9. Sanctions regimes must take full account of "collateral effects"
Sanctions can have serious negative effects in nations that are neighbors or major trading partners of the target. Sanctions should seek to minimize such effects. When sanctions are put in place, they should provide for measuring collateral effects and allocating compensation, especially compensation to poor and vulnerable groups. Compensation funds must be fully and adequately financed.

10. Bodies imposing or supervising sanctions must have maximum possible transparency and accountability as well as improved working methods
The Security Council and its committees must have greater transparency and accountability in the matter of sanctions. This means regularly-scheduled meetings of the sanction committees, public reports on the work of the sanction committees, open debates (not closed consultations) on the occasion of the imposition of the sanctions and the periodic reviews, open reports on the monitoring process, and so forth.

11. UN Secretariat budgeting and staffing on sanctions needs to be strengthened
The budgets and staffing of the Secretariat must be sufficient to carry out the pre-assessments and regular monitoring, provide services for more frequent and regular sanction committee meetings, oversee enforcement, and fulfillment of other tasks not now sufficiently provided for.

12. Improve substantially the means of sanction enforcement
Sanctions are now very inadequately enforced and the UN has virtually no enforcement role. Sanctions must in future be enforced within the most multilateral possible framework. The UN should have sufficient naval and other inspection forces to be able to play a major role in enforcement. Minimally, the UN should have a fully-funded compliance-monitoring capability, free from member-state pressure and able to issue periodic reports that could mention member-states (including Security Council Permanent Members) that are not complying with the sanctions.

13. Unilateral sanctions must be eliminated
While regional bodies as well as the United Nations should be authorized to impose sanctions (if they use an established international code), individual states, sub-national entities or ad hoc coalitions should be forbidden from imposing sanctions. Only sanctions that command broad support at the regional or international level should be tolerated.

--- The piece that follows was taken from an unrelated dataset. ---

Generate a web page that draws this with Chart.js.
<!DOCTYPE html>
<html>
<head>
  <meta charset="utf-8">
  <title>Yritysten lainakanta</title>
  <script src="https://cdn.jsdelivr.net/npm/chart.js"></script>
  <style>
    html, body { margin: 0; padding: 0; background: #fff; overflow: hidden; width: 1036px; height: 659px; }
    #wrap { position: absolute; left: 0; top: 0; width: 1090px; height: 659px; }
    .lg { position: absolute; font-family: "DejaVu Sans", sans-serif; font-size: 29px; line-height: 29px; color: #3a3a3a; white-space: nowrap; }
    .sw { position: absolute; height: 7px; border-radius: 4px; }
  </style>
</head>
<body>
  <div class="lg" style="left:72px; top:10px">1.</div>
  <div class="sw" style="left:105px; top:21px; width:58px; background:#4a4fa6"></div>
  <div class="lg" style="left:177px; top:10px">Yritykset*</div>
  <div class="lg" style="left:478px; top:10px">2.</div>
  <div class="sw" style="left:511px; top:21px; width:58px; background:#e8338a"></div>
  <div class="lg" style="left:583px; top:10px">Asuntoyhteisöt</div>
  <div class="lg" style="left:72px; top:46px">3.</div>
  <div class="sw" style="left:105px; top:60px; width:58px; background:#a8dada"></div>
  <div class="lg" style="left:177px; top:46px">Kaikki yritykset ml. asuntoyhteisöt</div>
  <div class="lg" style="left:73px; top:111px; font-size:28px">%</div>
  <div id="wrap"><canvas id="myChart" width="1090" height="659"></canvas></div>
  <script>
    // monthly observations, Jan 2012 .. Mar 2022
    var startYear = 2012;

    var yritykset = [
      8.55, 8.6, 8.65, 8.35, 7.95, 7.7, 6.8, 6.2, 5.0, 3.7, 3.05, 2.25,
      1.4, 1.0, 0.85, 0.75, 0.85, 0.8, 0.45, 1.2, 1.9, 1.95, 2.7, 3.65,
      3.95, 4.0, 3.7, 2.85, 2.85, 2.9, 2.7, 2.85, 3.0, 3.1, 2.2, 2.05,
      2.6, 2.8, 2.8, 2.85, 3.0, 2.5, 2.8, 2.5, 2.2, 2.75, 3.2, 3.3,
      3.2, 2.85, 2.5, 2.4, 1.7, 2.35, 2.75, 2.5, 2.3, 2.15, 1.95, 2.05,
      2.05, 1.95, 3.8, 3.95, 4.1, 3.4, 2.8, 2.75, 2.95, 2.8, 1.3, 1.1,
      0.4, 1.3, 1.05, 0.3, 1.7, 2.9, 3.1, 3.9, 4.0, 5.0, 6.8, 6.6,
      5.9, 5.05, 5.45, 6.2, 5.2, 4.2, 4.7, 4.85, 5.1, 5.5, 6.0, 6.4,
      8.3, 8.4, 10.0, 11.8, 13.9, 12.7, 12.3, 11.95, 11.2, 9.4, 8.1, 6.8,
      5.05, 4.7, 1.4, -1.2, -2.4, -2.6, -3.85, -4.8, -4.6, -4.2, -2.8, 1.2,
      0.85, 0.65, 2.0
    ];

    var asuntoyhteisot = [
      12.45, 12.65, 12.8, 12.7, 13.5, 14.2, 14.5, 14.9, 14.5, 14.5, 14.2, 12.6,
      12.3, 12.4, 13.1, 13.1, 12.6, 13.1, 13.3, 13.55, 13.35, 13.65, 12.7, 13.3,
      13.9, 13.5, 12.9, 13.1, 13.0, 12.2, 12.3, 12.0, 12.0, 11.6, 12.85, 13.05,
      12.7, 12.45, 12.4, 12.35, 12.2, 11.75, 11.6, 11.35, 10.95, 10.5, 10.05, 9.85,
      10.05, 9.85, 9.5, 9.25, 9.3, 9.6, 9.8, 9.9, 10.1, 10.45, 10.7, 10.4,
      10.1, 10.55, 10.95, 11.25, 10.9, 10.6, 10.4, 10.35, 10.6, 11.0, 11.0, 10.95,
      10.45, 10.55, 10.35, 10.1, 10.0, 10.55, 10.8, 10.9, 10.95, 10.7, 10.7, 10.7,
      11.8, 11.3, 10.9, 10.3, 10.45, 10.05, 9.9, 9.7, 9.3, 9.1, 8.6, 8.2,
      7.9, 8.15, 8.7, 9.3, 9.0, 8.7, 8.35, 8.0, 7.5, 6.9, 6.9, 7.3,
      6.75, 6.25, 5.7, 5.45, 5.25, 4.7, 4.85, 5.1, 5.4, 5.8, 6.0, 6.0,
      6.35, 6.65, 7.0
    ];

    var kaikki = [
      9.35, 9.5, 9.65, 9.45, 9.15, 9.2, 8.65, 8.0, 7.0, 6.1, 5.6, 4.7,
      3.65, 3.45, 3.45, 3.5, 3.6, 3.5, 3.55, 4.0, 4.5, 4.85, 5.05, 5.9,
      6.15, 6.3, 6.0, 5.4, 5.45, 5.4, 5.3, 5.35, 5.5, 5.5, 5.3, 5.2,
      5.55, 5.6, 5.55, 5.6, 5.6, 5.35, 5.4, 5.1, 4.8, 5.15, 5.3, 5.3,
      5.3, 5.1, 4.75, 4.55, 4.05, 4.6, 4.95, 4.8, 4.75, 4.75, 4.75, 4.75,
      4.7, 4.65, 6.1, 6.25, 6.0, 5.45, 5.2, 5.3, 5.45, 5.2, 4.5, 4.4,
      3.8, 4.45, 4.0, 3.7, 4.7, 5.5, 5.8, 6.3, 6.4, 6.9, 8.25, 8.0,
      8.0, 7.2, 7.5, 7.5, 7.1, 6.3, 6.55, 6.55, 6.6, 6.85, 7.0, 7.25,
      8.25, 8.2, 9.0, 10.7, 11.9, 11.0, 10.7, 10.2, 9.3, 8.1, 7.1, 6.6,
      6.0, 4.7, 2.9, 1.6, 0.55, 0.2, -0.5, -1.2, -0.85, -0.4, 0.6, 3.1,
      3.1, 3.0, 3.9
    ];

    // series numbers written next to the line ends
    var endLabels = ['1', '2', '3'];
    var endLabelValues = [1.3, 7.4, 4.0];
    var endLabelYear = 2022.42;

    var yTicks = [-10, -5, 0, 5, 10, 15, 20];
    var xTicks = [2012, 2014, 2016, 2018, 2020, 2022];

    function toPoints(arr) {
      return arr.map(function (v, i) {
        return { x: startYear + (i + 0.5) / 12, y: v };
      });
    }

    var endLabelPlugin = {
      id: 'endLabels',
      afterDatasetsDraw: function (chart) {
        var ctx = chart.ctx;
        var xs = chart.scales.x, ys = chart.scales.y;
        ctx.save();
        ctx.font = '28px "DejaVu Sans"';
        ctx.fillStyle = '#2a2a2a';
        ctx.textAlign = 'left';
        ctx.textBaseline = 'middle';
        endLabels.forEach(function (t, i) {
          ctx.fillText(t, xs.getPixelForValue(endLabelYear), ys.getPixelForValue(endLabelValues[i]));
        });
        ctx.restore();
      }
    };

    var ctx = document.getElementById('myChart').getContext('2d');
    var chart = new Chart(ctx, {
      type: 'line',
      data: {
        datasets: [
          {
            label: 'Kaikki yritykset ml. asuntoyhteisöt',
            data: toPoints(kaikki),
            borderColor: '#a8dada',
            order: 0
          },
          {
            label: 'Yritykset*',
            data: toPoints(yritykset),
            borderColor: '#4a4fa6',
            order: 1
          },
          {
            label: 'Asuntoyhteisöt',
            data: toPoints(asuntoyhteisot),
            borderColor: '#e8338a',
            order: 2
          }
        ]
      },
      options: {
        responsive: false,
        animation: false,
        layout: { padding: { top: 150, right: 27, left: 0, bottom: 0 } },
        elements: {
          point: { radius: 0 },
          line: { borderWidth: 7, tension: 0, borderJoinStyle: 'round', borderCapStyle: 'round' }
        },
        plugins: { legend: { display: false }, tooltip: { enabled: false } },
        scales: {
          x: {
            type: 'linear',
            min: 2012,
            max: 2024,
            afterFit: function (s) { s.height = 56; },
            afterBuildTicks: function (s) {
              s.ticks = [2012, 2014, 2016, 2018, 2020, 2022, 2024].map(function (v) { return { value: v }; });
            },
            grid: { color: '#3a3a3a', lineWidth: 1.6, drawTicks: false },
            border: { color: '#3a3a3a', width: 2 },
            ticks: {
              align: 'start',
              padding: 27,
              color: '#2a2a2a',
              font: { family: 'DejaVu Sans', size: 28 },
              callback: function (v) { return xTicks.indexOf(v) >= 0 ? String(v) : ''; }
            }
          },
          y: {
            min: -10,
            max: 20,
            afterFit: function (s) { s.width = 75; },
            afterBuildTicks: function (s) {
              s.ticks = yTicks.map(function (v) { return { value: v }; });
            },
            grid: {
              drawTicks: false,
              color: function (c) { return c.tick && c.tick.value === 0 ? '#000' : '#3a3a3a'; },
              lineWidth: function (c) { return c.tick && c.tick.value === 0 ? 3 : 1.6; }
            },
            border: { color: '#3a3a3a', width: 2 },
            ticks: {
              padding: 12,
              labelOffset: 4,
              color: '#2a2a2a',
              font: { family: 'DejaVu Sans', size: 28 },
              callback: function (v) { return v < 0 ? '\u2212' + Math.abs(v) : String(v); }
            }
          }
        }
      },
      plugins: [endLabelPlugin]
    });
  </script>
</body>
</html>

Unilateral sanctions might themselves be considered a breach of law that might provoke sanctions by the international community!

14. Sanctions that don't hurt the general population succeed better
It has been assumed that sanctions should be designed to hurt the general population of a country, who then are expected to bring pressure to bear on the political leadership to change policy. But this doesn't work with non-democratic regimes, against whom sanctions are normally imposed. Such regimes are not open to such pressure from the public and they typically mobilize even stronger mass support when faced with a foreign challenge.

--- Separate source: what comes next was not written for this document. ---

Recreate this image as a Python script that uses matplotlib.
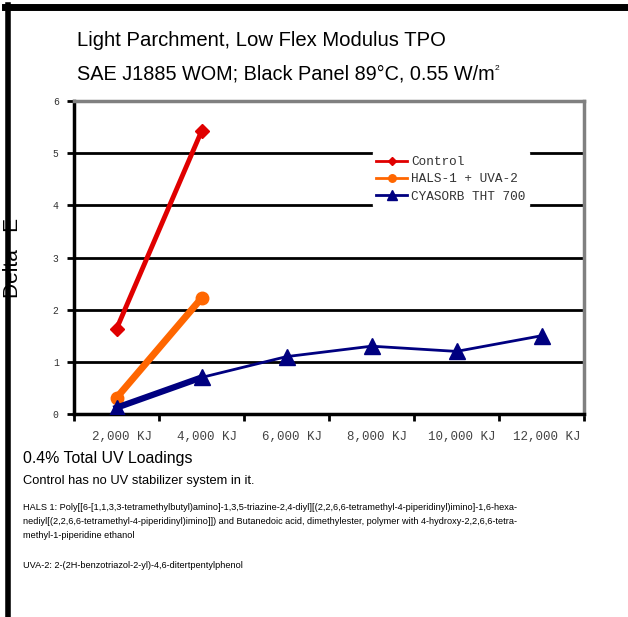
import matplotlib.pyplot as plt
from matplotlib.lines import Line2D

# data
categories = ["2,000 KJ", "4,000 KJ", "6,000 KJ", "8,000 KJ", "10,000 KJ", "12,000 KJ"]
control = [1.63, 5.42]
hals_uva = [0.31, 2.22]
cyasorb = [0.12, 0.70, 1.10, 1.30, 1.20, 1.50]

sans = ['Liberation Sans', 'DejaVu Sans']
mono = ['Liberation Mono', 'DejaVu Sans Mono']

fig = plt.figure(figsize=(6.28, 6.17), dpi=100)
W, H = 628, 617

# frame lines (top and left)
fig.add_artist(Line2D([5 / W, 1], [1 - 7 / H, 1 - 7 / H], color='black', lw=5, transform=fig.transFigure))
fig.add_artist(Line2D([8 / W, 8 / W], [0, 1 - 5 / H], color='black', lw=4, transform=fig.transFigure))

ax = fig.add_axes([74 / W, 1 - 414 / H, 510 / W, 313 / H])

x = list(range(len(categories)))
ax.plot(x[:2], control, color='#e00000', lw=3.5, marker='D', ms=7.5, label='Control', zorder=4)
ax.plot(x[:2], hals_uva, color='#ff6600', lw=5, marker='o', ms=9, label='HALS-1 + UVA-2', zorder=3)
ax.plot(x, cyasorb, color='#000080', lw=2, marker='^', ms=11, label='CYASORB THT 700', zorder=5)
ax.plot(x[:2], cyasorb[:2], color='#000080', lw=4.5, zorder=5)

ax.set_xlim(-0.5, 5.5)
ax.set_ylim(0, 6)
ax.set_yticks(range(7))
ax.set_yticklabels([str(v) for v in range(7)], family=mono, fontsize=7, color='#333333')
ax.set_xticks([i - 0.5 for i in range(7)])
ax.set_xticklabels([])
ax.set_xticks([i + 0.06 for i in x], minor=True)
ax.set_xticklabels(categories, minor=True, family=mono, fontsize=9, color='#444444')
ax.tick_params(axis='x', which='minor', length=0, pad=12)
ax.tick_params(axis='x', which='major', length=5, width=2, direction='out')
ax.tick_params(axis='y', length=5, width=2, direction='out', pad=6)

for y in range(1, 6):
    ax.axhline(y, color='black', lw=2, zorder=1)

ax.spines['left'].set_linewidth(2.5)
ax.spines['bottom'].set_linewidth(2.5)
ax.spines['top'].set_color('#808080')
ax.spines['top'].set_linewidth(2.5)
ax.spines['right'].set_color('#808080')
ax.spines['right'].set_linewidth(2.5)

ax.set_ylabel("Delta   E", fontsize=15, family=sans, labelpad=22)

leg = ax.legend(loc='upper left', bbox_to_anchor=(0.573, 0.856), frameon=True, framealpha=1,
                edgecolor='white', fancybox=False,
                prop={'family': mono, 'size': 9.2},
                handlelength=2.4, handletextpad=0.3, borderpad=0.3, labelspacing=0.4,
                markerscale=0.6)
leg.set_zorder(6)
for h in leg.get_lines():
    h.set_linewidth(2)
for t in leg.get_texts():
    t.set_color('#333333')

fig.text(77 / W, 1 - 41 / H, "Light Parchment, Low Flex Modulus TPO", fontsize=14.6,
         family=sans, va='center')
fig.text(77 / W, 1 - 74 / H, "SAE J1885 WOM; Black Panel 89°C, 0.55 W/m", fontsize=14.3,
         family=sans, va='center')
fig.text(495 / W, 1 - 68 / H, "2", fontsize=6, family=sans, va='center')

fig.text(23 / W, 1 - 458 / H, "0.4% Total UV Loadings", fontsize=11.4, family=sans, va='center')
fig.text(23 / W, 1 - 481 / H, "Control has no UV stabilizer system in it.", fontsize=9.3,
         family=sans, va='center')
hals_text = ("HALS 1: Poly[[6-[1,1,3,3-tetramethylbutyl)amino]-1,3,5-triazine-2,4-diyl][(2,2,6,6-tetramethyl-4-piperidinyl)imino]-1,6-hexa-\n"
             "nediyl[(2,2,6,6-tetramethyl-4-piperidinyl)imino]]) and Butanedoic acid, dimethylester, polymer with 4-hydroxy-2,2,6,6-tetra-\n"
             "methyl-1-piperidine ethanol")
fig.text(23 / W, 1 - 503 / H, hals_text, fontsize=6.6, family=sans, va='top', linespacing=1.75)
fig.text(23 / W, 1 - 566 / H, "UVA-2: 2-(2H-benzotriazol-2-yl)-4,6-ditertpentylphenol", fontsize=6.6,
         family=sans, va='center')

fig.savefig("out.png", dpi=100)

15. Develop targeted sanctions as the most effective and least harmful option
By contrast with general trade sanctions, targeted sanctions have a narrower focus and seek to minimize negative humanitarian effects and coolaterial damage while maximizing pressure on leaders. Targeting can aim at many possible items, including weapons trade. But more effort should be devoted to bringing pressure on decision-makers by targeting their travel, their personal assets and the like. Especially promising would be sanctions that freeze personal bank accounts and other assets like real estate.

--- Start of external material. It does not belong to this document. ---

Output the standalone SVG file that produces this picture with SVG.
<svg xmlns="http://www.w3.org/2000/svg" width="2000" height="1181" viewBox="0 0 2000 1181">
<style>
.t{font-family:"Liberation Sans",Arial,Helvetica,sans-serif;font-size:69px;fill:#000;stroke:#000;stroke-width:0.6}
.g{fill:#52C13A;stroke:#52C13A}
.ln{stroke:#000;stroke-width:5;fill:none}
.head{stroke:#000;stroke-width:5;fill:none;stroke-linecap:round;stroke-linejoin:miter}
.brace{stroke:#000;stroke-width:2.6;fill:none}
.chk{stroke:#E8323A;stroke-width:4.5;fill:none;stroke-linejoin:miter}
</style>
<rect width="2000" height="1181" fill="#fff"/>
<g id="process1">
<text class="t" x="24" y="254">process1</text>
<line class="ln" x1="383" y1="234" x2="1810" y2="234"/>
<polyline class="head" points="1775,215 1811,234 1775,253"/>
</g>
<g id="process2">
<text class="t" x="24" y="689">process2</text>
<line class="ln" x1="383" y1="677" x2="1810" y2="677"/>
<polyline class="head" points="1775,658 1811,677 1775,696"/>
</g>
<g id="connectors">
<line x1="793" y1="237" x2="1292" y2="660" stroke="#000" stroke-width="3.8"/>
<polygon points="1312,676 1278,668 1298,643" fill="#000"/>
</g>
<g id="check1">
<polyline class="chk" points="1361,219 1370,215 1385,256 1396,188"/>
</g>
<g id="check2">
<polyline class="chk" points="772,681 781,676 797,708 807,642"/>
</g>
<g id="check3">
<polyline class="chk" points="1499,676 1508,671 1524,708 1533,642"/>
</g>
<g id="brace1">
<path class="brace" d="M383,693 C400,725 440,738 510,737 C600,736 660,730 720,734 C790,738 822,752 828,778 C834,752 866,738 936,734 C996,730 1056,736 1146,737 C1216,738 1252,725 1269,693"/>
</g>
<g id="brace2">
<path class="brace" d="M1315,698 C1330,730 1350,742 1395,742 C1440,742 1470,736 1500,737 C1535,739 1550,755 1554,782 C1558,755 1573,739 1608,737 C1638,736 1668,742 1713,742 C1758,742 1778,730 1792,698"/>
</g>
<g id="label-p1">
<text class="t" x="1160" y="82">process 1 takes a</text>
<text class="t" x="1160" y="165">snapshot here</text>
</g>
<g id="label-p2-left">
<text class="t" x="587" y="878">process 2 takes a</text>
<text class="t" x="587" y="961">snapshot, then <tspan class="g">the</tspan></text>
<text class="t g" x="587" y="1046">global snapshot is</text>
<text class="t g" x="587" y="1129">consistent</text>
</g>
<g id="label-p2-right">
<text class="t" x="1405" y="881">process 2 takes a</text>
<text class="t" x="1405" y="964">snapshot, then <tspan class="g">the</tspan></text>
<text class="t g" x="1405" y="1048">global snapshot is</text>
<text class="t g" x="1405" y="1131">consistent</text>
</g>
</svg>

16. Sanctions should not be considered alone, but as a last step in a broad process of prevention
Security crises and violations of international law typically arise in conditions of poverty and unjust development. Weapons trade and intelligence operations, based in northern countries, often worsen crises as means to gain geostrategic or corporate advantage. Those who aim for greater justice must look beyond sanctions towards preventive measures of a more fundamental and lasting type. The UN's own initiatives for "prevention" can be strengthened as one part of this larger process.